While there has been a great deal of progress on efficient algorithmic methods for this problem and impressive methods for learning models of influence from data, a fundamental problem has been largely overlooked. Due to the heavy-tailed degree distribution of social networks, influential users are rare, and thus the application of influence maximization techniques can often become ineffective.
For a concrete example, consider a scenario where the goal is to select influential users who visit an online store and reward them for promoting a product through their social network. In such a case, if the users who visit the online store are not influential, even the best techniques for identifying influential users would have poor performance. \newline
\begin{figure}
\centering
\includegraphics[scale=0.55]{images/dist.pdf}
\caption{CDF of the degree distribution of users who liked a post by Kiva on Facebook and that of their friends.}
\label{fig:para}
\end{figure}
\noindent \textbf{The power of random neighbors.} Remarkably, while a random individual in a social networks is not likely to be influential, it turns out that she is likely to know someone who is.
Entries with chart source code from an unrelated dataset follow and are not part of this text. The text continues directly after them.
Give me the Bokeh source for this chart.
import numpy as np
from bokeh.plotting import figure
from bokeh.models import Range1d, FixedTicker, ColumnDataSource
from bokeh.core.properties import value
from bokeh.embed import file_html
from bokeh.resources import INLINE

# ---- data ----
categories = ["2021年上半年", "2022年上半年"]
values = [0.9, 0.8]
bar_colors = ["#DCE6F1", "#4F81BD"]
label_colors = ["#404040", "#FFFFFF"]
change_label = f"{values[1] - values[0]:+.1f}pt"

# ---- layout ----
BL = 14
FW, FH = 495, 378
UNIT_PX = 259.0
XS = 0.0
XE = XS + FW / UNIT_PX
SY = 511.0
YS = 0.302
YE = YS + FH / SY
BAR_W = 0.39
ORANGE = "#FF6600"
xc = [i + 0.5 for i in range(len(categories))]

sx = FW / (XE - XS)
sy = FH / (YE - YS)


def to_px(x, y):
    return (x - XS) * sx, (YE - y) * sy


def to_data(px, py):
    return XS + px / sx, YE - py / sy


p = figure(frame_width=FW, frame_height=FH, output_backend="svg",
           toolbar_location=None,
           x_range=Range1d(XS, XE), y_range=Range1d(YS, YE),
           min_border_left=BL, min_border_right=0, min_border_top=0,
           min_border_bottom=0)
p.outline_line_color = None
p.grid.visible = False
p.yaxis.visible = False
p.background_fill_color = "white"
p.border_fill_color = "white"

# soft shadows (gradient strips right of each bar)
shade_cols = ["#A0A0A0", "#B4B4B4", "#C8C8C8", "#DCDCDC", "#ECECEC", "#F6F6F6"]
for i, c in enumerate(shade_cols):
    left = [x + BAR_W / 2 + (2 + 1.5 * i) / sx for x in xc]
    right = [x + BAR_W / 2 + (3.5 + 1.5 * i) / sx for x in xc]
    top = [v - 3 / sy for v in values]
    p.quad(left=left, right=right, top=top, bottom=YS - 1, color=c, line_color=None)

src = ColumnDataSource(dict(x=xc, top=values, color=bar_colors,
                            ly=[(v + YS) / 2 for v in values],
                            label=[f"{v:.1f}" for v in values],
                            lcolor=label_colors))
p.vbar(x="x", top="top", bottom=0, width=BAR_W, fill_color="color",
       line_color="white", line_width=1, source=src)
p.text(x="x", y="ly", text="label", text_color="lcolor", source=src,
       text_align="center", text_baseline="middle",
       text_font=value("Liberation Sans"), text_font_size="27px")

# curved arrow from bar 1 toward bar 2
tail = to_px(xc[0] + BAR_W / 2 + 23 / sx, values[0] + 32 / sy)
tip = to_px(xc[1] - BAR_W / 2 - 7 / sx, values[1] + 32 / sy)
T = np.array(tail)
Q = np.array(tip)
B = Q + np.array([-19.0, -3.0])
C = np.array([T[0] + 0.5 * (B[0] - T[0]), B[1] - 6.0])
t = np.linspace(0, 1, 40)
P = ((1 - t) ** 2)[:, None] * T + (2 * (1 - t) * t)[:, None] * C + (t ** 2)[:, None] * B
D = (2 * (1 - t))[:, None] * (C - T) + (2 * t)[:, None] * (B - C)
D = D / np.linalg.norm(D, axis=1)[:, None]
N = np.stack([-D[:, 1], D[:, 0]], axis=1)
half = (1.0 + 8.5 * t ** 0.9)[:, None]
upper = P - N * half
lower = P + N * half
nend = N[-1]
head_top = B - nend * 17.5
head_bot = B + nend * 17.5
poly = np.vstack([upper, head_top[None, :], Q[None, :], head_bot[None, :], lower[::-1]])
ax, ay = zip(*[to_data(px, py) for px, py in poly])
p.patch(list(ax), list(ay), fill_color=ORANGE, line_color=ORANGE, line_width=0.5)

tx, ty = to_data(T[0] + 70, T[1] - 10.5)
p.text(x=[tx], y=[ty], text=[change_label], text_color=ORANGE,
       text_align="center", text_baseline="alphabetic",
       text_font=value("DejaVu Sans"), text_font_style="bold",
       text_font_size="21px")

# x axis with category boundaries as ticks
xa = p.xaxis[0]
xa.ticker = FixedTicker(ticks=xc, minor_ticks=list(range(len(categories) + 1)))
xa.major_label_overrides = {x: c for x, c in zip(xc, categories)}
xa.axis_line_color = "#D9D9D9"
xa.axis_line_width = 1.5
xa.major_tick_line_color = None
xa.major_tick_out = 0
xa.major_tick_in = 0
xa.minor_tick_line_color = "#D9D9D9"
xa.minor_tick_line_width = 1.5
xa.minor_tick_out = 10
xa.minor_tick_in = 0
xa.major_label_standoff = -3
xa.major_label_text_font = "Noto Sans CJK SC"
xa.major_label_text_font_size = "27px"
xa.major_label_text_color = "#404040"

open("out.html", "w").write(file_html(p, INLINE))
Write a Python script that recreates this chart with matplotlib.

Recent work shows that for any network with a power law degree distribution with a small fraction of random edges, with constant probability there is an asymptotic gap between influence (either the total number of neighbors or sum of degrees) of small samples of the network and that of their neighbors~\cite{LS13}. %Intuitively, as influential nodes are well connected, one can hope that many users know an influential user who can serve as an early adopter.
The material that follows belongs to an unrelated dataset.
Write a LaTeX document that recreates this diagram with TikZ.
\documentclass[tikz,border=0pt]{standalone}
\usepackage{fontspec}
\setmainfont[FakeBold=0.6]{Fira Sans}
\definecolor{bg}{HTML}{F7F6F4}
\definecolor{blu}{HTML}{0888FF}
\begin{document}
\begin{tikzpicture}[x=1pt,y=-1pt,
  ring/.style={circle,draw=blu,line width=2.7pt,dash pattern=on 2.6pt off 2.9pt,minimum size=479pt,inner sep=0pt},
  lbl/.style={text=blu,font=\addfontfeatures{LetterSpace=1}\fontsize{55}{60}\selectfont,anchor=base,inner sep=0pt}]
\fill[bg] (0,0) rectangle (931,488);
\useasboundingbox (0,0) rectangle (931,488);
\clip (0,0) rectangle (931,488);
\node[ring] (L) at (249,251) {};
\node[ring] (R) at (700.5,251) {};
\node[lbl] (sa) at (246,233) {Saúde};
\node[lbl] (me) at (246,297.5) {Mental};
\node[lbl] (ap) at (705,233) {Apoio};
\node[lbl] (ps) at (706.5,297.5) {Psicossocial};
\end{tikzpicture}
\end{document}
The implication is that when considering the accessible users (e.g. those who visit the online store) as random samples from a social network, any algorithm which can use their neighbors as influencers will have dramatic improvement over the direct application of influence maximization over the accessible users.\newline
%\begin{figure*}[t!]
% \centering
% \includegraphics[scale=0.60]{images/dist.pdf}
% \caption{CDF of the degree distribution of seed users and their friends.}
% \label{fig:para}
%\end{figure*}
\noindent \textbf{Adaptive Seeding.}
An alternative approach to spending the entire budget on the users who are accessible is to follow a two-stage approach. In the first stage, one can spend a fraction of the budget on the accessible users to invite their friends to participate in the campaign, hope their friends arrive, and in the second stage spend the rest of the budget on the friends who arrived. This approach, called \emph{adaptive seeding} has been recently formalized in~\cite{singer}. As in the standard formulation of influence maximization, the setup in adaptive seeding includes a network, a budget, and an influence function. %which encodes the expected number of nodes influenced as a result of selecting a subset in the network.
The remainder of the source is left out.